The doctrine of the Trinity is one of the most basic and central understandings to Christian orthodoxy, presenting the perfect union of Father, Spirit, and Son. Jesus explained this seamless communion when he declared, ‘Very truly I tell you, the Son can do nothing by himself; he can do only what he sees his Father doing, because whatever the Father does the Son also does. For the Father loves the Son and shows him all he does.’ (John 1:19) Multiple other passages throughout the gospels record similar reflections of Jesus on this topic. Paul later expounds on the communion of the Spirit within the Trinity. ‘The Spirit searches all things, even the deep things of God. For who knows a person’s thoughts except their own spirit within them? In the same way no one knows the thoughts of God except the Spirit of God.’ (1 Cor. 2:11) I will not attempt to unpack all of the passages that shed light on the mystery of the Trinity; suffice to say that in scripture we have been given a unique picture of total connection, deep communion, and wholeness in the person of God.
It is this God- this moving, interacting, relational God who declared everything He made ’good’- with one glaring exception.
“It is not good for the man to be alone. I will make a helper suitable for him.” (Gen 2:18)
It is in this context- a relational, connected Trinity creating man in His own image- that we come to see why isolation is so damaging. Aloneness runs counter to our own Divine imprint. An isolated person is a fish out of water. No wonder Jesus cried out from the cross! Isolation is a way of living that literally falls short of the glory that God intended for us. And deep communion is a righteousness all its own. Healthy relationships are a beautiful reflection of the One whose image we bear.

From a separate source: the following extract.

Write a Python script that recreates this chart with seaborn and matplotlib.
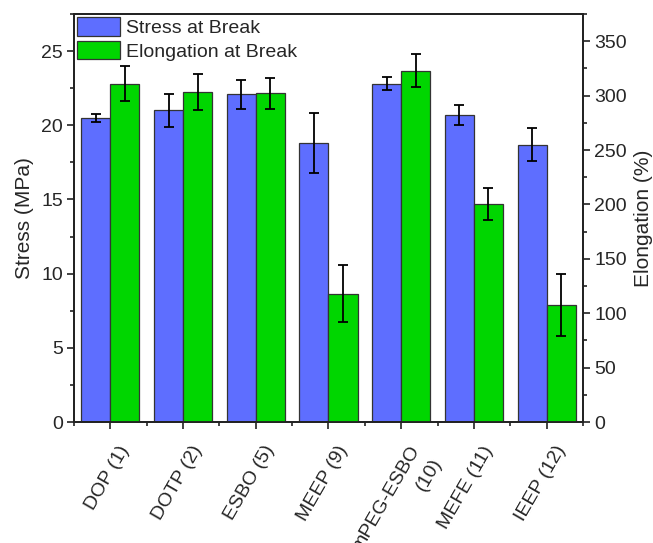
import pandas as pd
import matplotlib.pyplot as plt
import matplotlib.transforms as mtransforms
import seaborn as sns
import numpy as np
from matplotlib.ticker import MultipleLocator, FixedLocator

# --- data ---
samples = ["DOP (1)", "DOTP (2)", "ESBO (5)", "MEEP (9)", "mPEG-ESBO\n(10)", "MEFE (11)", "IEEP (12)"]
stress = [20.5, 21.0, 22.1, 18.8, 22.8, 20.7, 18.7]          # MPa
stress_err = [0.27, 1.13, 0.98, 2.0, 0.45, 0.68, 1.1]
elong = [311, 303, 302, 118, 323, 200, 108]                 # %
elong_err = [16, 16.5, 14, 26, 15.3, 14.7, 28.5]

series = ["Stress at Break", "Elongation at Break"]
colors = {"Stress at Break": "#5E6EFF", "Elongation at Break": "#00D600"}

df_s = pd.DataFrame({"sample": samples, "value": stress, "series": series[0]})
df_e = pd.DataFrame({"sample": samples, "value": elong, "series": series[1]})

sns.set_style("white")
plt.rcParams['font.family'] = ['Liberation Sans', 'DejaVu Sans']
plt.rcParams['font.size'] = 14

fig = plt.figure(figsize=(6.53, 5.43), dpi=100)
ax1 = fig.add_axes([0.1133, 0.2228, 0.7795, 0.7514])
ax2 = ax1.twinx()

# both axes know both hue levels so each series sits in its own dodge slot
bar_kw = dict(width=0.8, edgecolor="#333333", linewidth=0.9, saturation=1, dodge=True)
sns.barplot(data=df_s, x="sample", y="value", hue="series", hue_order=series,
            order=samples, palette=colors, ax=ax1, legend=False, **bar_kw)
sns.barplot(data=df_e, x="sample", y="value", hue="series", hue_order=series,
            order=samples, palette=colors, ax=ax2, legend=True, **bar_kw)

# error bars placed on the bar centres seaborn computed
def add_err(ax, err):
    bars = sorted([p for p in ax.patches if p.get_height() > 0], key=lambda p: p.get_x())
    xs = [p.get_x() + p.get_width() / 2 for p in bars]
    hs = [p.get_height() for p in bars]
    ax.errorbar(xs, hs, yerr=err, fmt="none", ecolor="black", elinewidth=1.3,
                capsize=3.5, capthick=1.3, zorder=5)

add_err(ax1, stress_err)
add_err(ax2, elong_err)

ax1.set_xlim(-0.5, len(samples) - 0.5)
ax1.set_ylim(0, 27.5)
ax2.set_ylim(0, 375)

ax1.set_xlabel("")
ax2.set_xlabel("")
ax1.set_ylabel("Stress (MPa)", fontsize=15, labelpad=5)
ax2.set_ylabel("Elongation (%)", fontsize=15, labelpad=5)

ax1.yaxis.set_major_locator(MultipleLocator(5))
ax1.yaxis.set_minor_locator(MultipleLocator(2.5))
ax2.yaxis.set_major_locator(MultipleLocator(50))
ax2.yaxis.set_minor_locator(MultipleLocator(25))
ax1.xaxis.set_minor_locator(FixedLocator(np.arange(-0.5, len(samples), 1.0)))

for ax in (ax1, ax2):
    for sp in ax.spines.values():
        sp.set_color("#222222")
        sp.set_linewidth(1.3)
    ax.tick_params(which="major", direction="out", length=5, width=1.2, color="#222222",
                   labelsize=14, pad=3)
    ax.tick_params(which="minor", direction="out", length=2.6, width=1.2, color="#222222")
ax1.tick_params(axis="y", which="both", left=True, right=False)
ax2.tick_params(axis="y", which="both", left=False, right=True)
ax1.tick_params(axis="x", which="both", bottom=True, top=False)
ax2.tick_params(axis="x", which="both", bottom=False, top=False, labelbottom=False)

ax1.set_xticks(range(len(samples)))
ax1.set_xticklabels(samples, rotation=60, ha="right", va="top",
                    rotation_mode="anchor", fontsize=14, linespacing=1.6)
shift = mtransforms.ScaledTranslation(0.075, -0.095, fig.dpi_scale_trans)
for lbl in ax1.get_xticklabels():
    lbl.set_transform(lbl.get_transform() + shift)

sns.move_legend(ax2, "upper left", title=None, frameon=False, fontsize=14,
                bbox_to_anchor=(0.0, 1.0), borderaxespad=0.15, borderpad=0.0,
                handlelength=2.2, handleheight=1.1, labelspacing=0.19, handletextpad=0.35)

fig.savefig("out.png", dpi=100)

Last Friday I was visiting cottages on campus, talking and praying with residents, enjoying some spring weather while many of the kids played outside. In one particular cottage I arrived as a little boy was finishing up a phone call with his mother. She was obviously trying to kindly end the conversation; he was desperately dragging it out. When the call finally concluded, he stormed from the office in a pitiful little tornado of rage, tears and curses flowing. It took two staff members to manage the little explosion he engaged in as he ran from that office. It is sadly ironic how his painful separation is made necessary by his own out of control behavior. In spite of the best efforts of the staff, residential programs isolate kids away from families, and frequent phone calls are insufficient to meet their need for connection.

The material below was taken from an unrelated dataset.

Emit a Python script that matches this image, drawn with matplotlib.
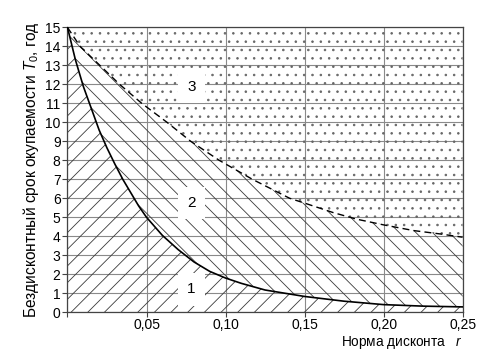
import numpy as np
import matplotlib
matplotlib.use("Agg")
import matplotlib.pyplot as plt

plt.rcParams["font.family"] = ["Liberation Sans", "DejaVu Sans"]
plt.rcParams["mathtext.fontset"] = "custom"
plt.rcParams["mathtext.rm"] = "Liberation Sans"
plt.rcParams["mathtext.it"] = "Liberation Sans:italic"
plt.rcParams["hatch.linewidth"] = 0.6

# simple payback boundary (solid)
r_simple = [0, 0.005, 0.010, 0.015, 0.020, 0.025, 0.030, 0.035, 0.040, 0.045, 0.050,
            0.060, 0.070, 0.080, 0.090, 0.100, 0.110, 0.125, 0.150, 0.175, 0.200, 0.225, 0.250]
t_simple = [15, 13.3, 11.9, 10.75, 9.6, 8.65, 7.8, 7.0, 6.3, 5.6, 5.0,
            4.05, 3.3, 2.65, 2.15, 1.8, 1.52, 1.17, 0.83, 0.58, 0.40, 0.32, 0.28]

# discounted payback boundary (dashed)
r_disc = [0, 0.008, 0.0205, 0.033, 0.047, 0.063, 0.078, 0.096, 0.117, 0.1406,
          0.151, 0.168, 0.183, 0.200, 0.219, 0.236, 0.250]
t_disc = [15, 14, 13, 12, 11, 10, 9, 8, 7, 6.0,
          5.72, 5.25, 4.9, 4.6, 4.3, 4.12, 3.95]

x_ticks = [0, 0.05, 0.10, 0.15, 0.20, 0.25]
x_labels = ["", "0,05", "0,10", "0,15", "0,20", "0,25"]
y_ticks = list(range(0, 16))

zones = ["1", "2", "3"]
zone_r = [0.0785, 0.0785, 0.0785]
zone_t = [1.2, 5.75, 11.85]

R_MAX, T_MAX = 0.25, 15

fig = plt.figure(figsize=(4.89, 3.56), dpi=100)
ax = fig.add_axes([0.138, 0.123, 0.808, 0.800])

hc = "#3a3a3a"
# zone 1: under solid curve
ax.fill(r_simple + [R_MAX, 0], t_simple + [0, 0], facecolor="none",
        edgecolor=hc, hatch="//", lw=0, zorder=1)
# zone 2: between curves
ax.fill(r_disc + r_simple[::-1], t_disc + t_simple[::-1], facecolor="none",
        edgecolor=hc, hatch="\\\\", lw=0, zorder=1)
# zone 3: above dashed curve
ax.fill(r_disc + [R_MAX, 0], t_disc + [T_MAX, T_MAX], facecolor="none",
        edgecolor="#666666", hatch="..", lw=0, zorder=1)

ax.plot(r_simple, t_simple, color="black", lw=1.2, zorder=3)
ax.plot(r_disc, t_disc, color="black", lw=1.0, ls=(0, (5, 3)), zorder=3)

for lab, x, y in zip(zones, zone_r, zone_t):
    ax.text(x, y, lab, ha="center", va="center", fontsize=11, zorder=5,
            bbox=dict(boxstyle="square,pad=0.6", fc="white", ec="none"))

ax.set_xlim(0, R_MAX)
ax.set_ylim(0, T_MAX)
ax.set_xticks(x_ticks)
ax.set_xticklabels(x_labels)
ax.set_yticks(y_ticks)
ax.tick_params(labelsize=10, length=3.5, width=0.8, color="#444444", pad=1.5)
ax.tick_params(axis="x", pad=0.5)
ax.grid(True, color="#8a8a8a", lw=0.8, zorder=0)
ax.set_axisbelow(True)
for s in ax.spines.values():
    s.set_color("#444444")
    s.set_linewidth(0.9)

ax.set_ylabel("Бездисконтный срок окупаемости $T_0$, год", fontsize=11.2, labelpad=3)
ax.set_xlabel("Норма дисконта   $\\mathit{r}$", fontsize=9.8, ha="right")
ax.xaxis.set_label_coords(1.0, -0.078)

fig.savefig("out.png", dpi=100)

But there was more than painful isolation going on Friday night. In cottage after cottage I watched as families arrived on campus to pick up their child for a weekend visit. These kids had completed enough of their treatment to stabilize and begin preparing to return home. It was moving to see how each of these little ones reacted to the sight of mom emerging from her vehicle. Their tears were happy ones; the hugs had a hint of desperation to them. More than one parent struggled to detach a clinging child in order to collect their things and load up the car.
It is funny how a deep dive into theology tells us what these little ones already intuitively know. You and I were made for profound levels of communion with God and others. Let me take this chance to encourage you to intentionally press in to healthy relationships in your own life. Look around! God has graciously surrounded you with people who are there for this very purpose. Don’t waste your day attending only to task completion with your family. Don’t simply attend a church service and return home. Press into relationship for its own sake.
In so doing you will more truly reflect the image of the One who created you.